> Raw data
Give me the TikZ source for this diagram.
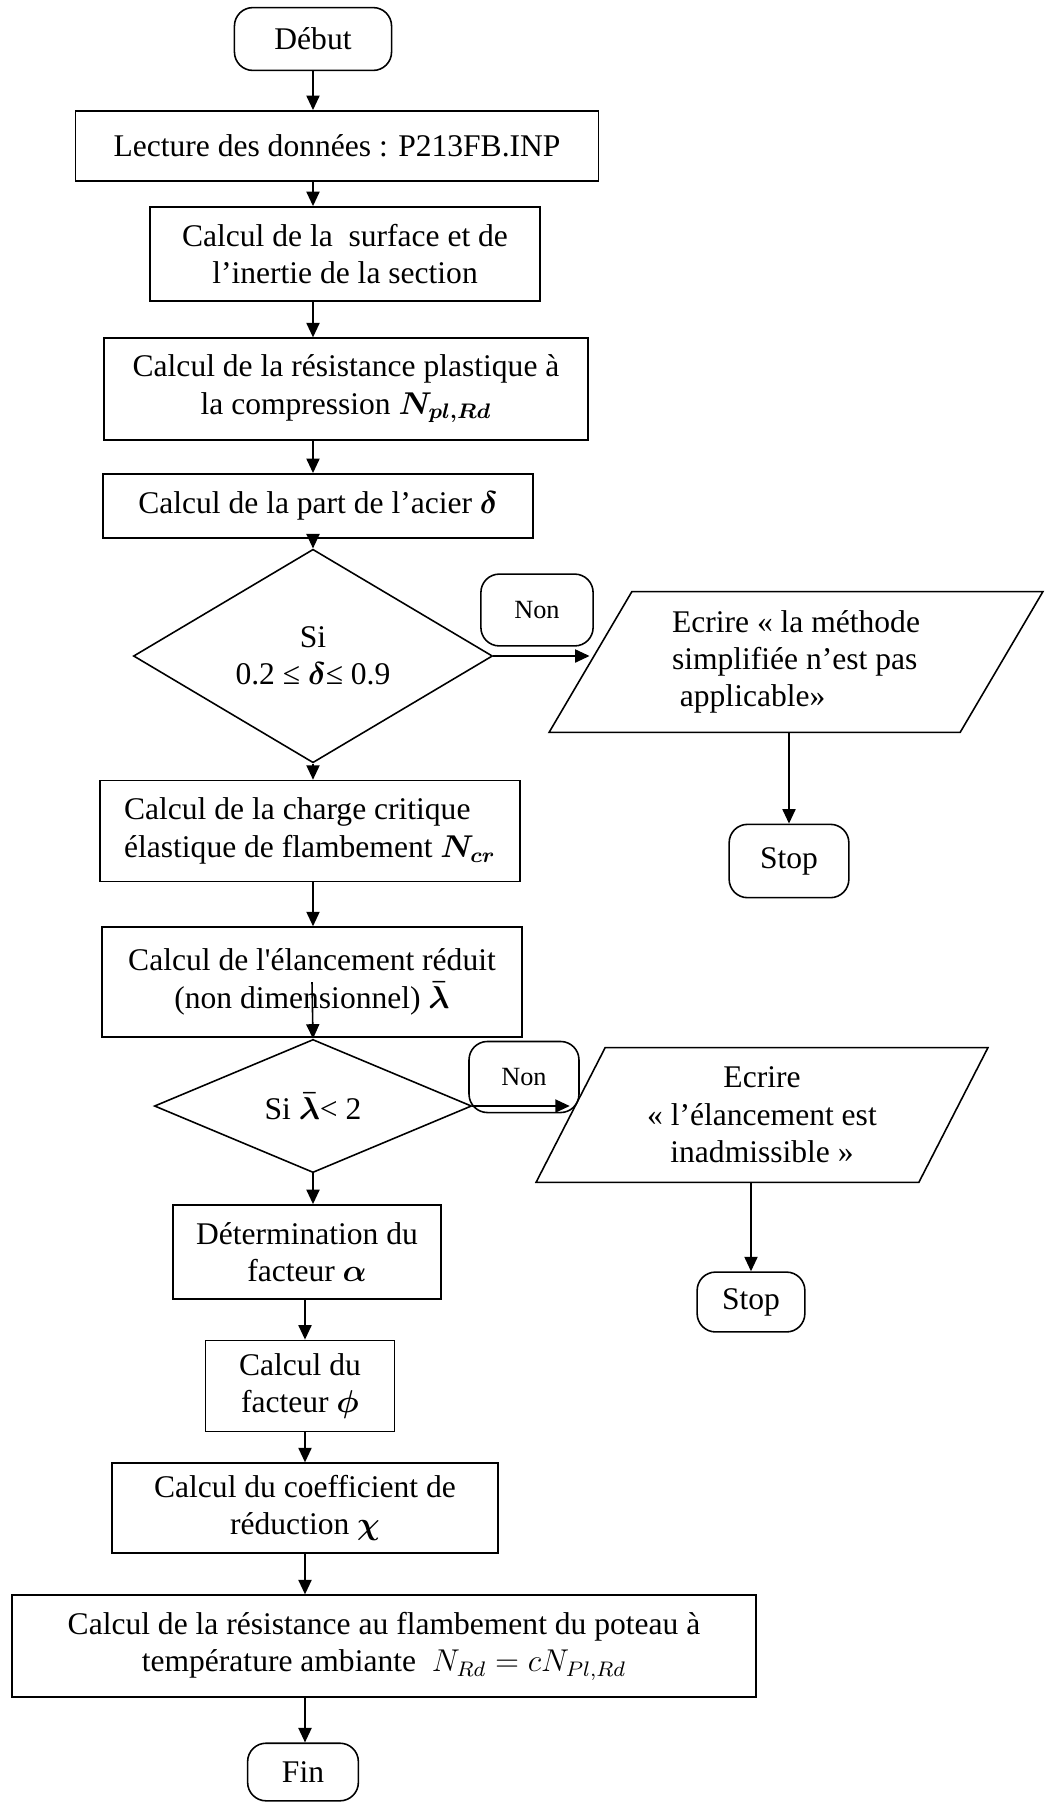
\documentclass[tikz,border=0pt]{standalone}
\usepackage{fontspec}
\setmainfont{Liberation Serif}
\usepackage{amsmath}
\usepackage{tikz}
\usetikzlibrary{shapes.geometric, arrows.meta}

\begin{document}
\begin{tikzpicture}[x=0.01336cm, y=-0.01336cm,
          box/.style={rectangle, draw, line width=0.6pt, align=center,
                      font=\fontsize{12}{14.2}\selectfont, inner sep=2pt},
          term/.style={box, rounded corners=7pt},
          non/.style={term, font=\fontsize{10}{12}\selectfont},
          test/.style={diamond, draw, line width=0.6pt, align=center,
                       font=\fontsize{12}{14.2}\selectfont, inner sep=0pt},
          io/.style={trapezium, trapezium stretches body, draw, line width=0.6pt,
                     font=\fontsize{12}{14.2}\selectfont, inner sep=2pt},
          arr/.style={-{Triangle[length=5.5pt, width=5pt]}, line width=0.6pt}
        ]
        \useasboundingbox (0,0) rectangle (1045,1802);

        % main column
        \node[term, minimum width=2.10cm, minimum height=0.84cm] (deb) at (313, 39) {Début};
        \node[box, minimum width=6.99cm, minimum height=0.94cm] (lec) at (337, 146) {Lecture des données : P213FB.INP};
        \node[box, minimum width=5.22cm, minimum height=1.26cm] (surf) at (345, 254)
              {Calcul de la \ surface et de\\l’inertie de la section};
        \node[box, minimum width=6.47cm, minimum height=1.36cm] (res) at (346, 389)
              {Calcul de la résistance plastique à\\la compression $\boldsymbol{N_{pl,Rd}}$};
        \node[box, minimum width=5.74cm, minimum height=0.86cm] (part) at (318, 506)
              {Calcul de la part de l’acier $\boldsymbol{\delta}$};
        \node[test, minimum width=4.80cm, minimum height=2.18cm] (si1) at (313, 656)
              {Si\\0.2 ≤ $\boldsymbol{\delta}$≤ 0.9};
        \node[box, align=left, minimum width=5.62cm, minimum height=1.35cm] (cha) at (310, 831)
              {Calcul de la charge critique\\élastique de flambement $\boldsymbol{N_{cr}}$};
        \node[box, minimum width=5.61cm, minimum height=1.47cm] (ela) at (312, 982)
              {Calcul de l\textquotesingle élancement réduit\\(non dimensionnel) $\boldsymbol{\bar{\lambda}}$};
        \node[test, minimum width=4.24cm, minimum height=1.78cm] (si2) at (313, 1106)
              {Si $\boldsymbol{\bar{\lambda}}$< 2};
        \node[box, minimum width=3.58cm, minimum height=1.26cm] (det) at (307, 1252)
              {Détermination du\\facteur $\boldsymbol{\alpha}$};
        \node[box, minimum width=2.53cm, minimum height=1.22cm] (fac) at (300, 1386)
              {Calcul du\\facteur $\boldsymbol{\phi}$};
        \node[box, minimum width=5.16cm, minimum height=1.20cm] (coef) at (305, 1508)
              {Calcul du coefficient de\\réduction $\boldsymbol{\chi}$};
        \node[box, minimum width=9.95cm, minimum height=1.36cm] (flamb) at (384, 1646)
              {Calcul de la résistance au flambement du poteau à\\température ambiante \ $N_{Rd} = cN_{Pl,Rd}$};
        \node[term, minimum width=1.48cm, minimum height=0.77cm] (fin) at (303, 1772) {Fin};

        % first test: no
        \node[non, minimum width=1.50cm, minimum height=0.96cm] (non1) at (537, 610) {Non};
        \node[io, align=left, trapezium left angle=54, trapezium right angle=126,
              minimum width=6.60cm, minimum height=1.88cm] (ec1) at (796, 662)
              {Ecrire « la méthode\\simplifiée n’est pas\\\hspace{0.25em}applicable»};
        \node[term, minimum width=1.60cm, minimum height=0.98cm] (stop1) at (789, 861) {Stop};

        % second test: no
        \node[non, minimum width=1.47cm, minimum height=0.95cm] (non2) at (524, 1077) {Non};
        \node[io, align=center, trapezium left angle=57, trapezium right angle=123,
              minimum width=6.04cm, minimum height=1.80cm] (ec2) at (762, 1115)
              {Ecrire\\« l’élancement est\\inadmissible »};
        \node[term, minimum width=1.44cm, minimum height=0.80cm] (stop2) at (751, 1302) {Stop};

        \foreach \a/\b in {deb/lec, lec/surf, surf/res, res/part, part/si1, si1/cha, cha/ela} {
          \draw[arr] (\a.south -| deb) -- (\b.north -| deb);
        }
        \draw[arr] (ela.center) -- (si2.north);
        \draw[arr] (si2.south) -- (si2.south |- det.north);
        \foreach \a/\b in {det/fac, fac/coef, coef/flamb, flamb/fin} {
          \draw[arr] (\a.south -| coef) -- (\b.north -| coef);
        }

        \draw[arr] (si1.east) -- (si1.east -| ec1.west);
        \draw[arr] (ec1.south -| stop1) -- (stop1.north);
        \draw[arr] (si2.east) -- (si2.east -| ec2.west);
        \draw[arr] (ec2.south -| stop2) -- (stop2.north);
      \end{tikzpicture}
\end{document}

> Exercise aim
Reproduce the material above exactly, first line through the line that contains "(0,0) rectangle (1045,1802);", minus the pictures.

> Solution to the exercise
Give me the TikZ source for this diagram.
\documentclass[tikz,border=0pt]{standalone}
\usepackage{fontspec}
\setmainfont{Liberation Serif}
\usepackage{amsmath}
\usepackage{tikz}
\usetikzlibrary{shapes.geometric, arrows.meta}

\begin{document}
\begin{tikzpicture}[x=0.01336cm, y=-0.01336cm,
          box/.style={rectangle, draw, line width=0.6pt, align=center,
                      font=\fontsize{12}{14.2}\selectfont, inner sep=2pt},
          term/.style={box, rounded corners=7pt},
          non/.style={term, font=\fontsize{10}{12}\selectfont},
          test/.style={diamond, draw, line width=0.6pt, align=center,
                       font=\fontsize{12}{14.2}\selectfont, inner sep=0pt},
          io/.style={trapezium, trapezium stretches body, draw, line width=0.6pt,
                     font=\fontsize{12}{14.2}\selectfont, inner sep=2pt},
          arr/.style={-{Triangle[length=5.5pt, width=5pt]}, line width=0.6pt}
        ]
        \useasboundingbox (0,0) rectangle (1045,1802);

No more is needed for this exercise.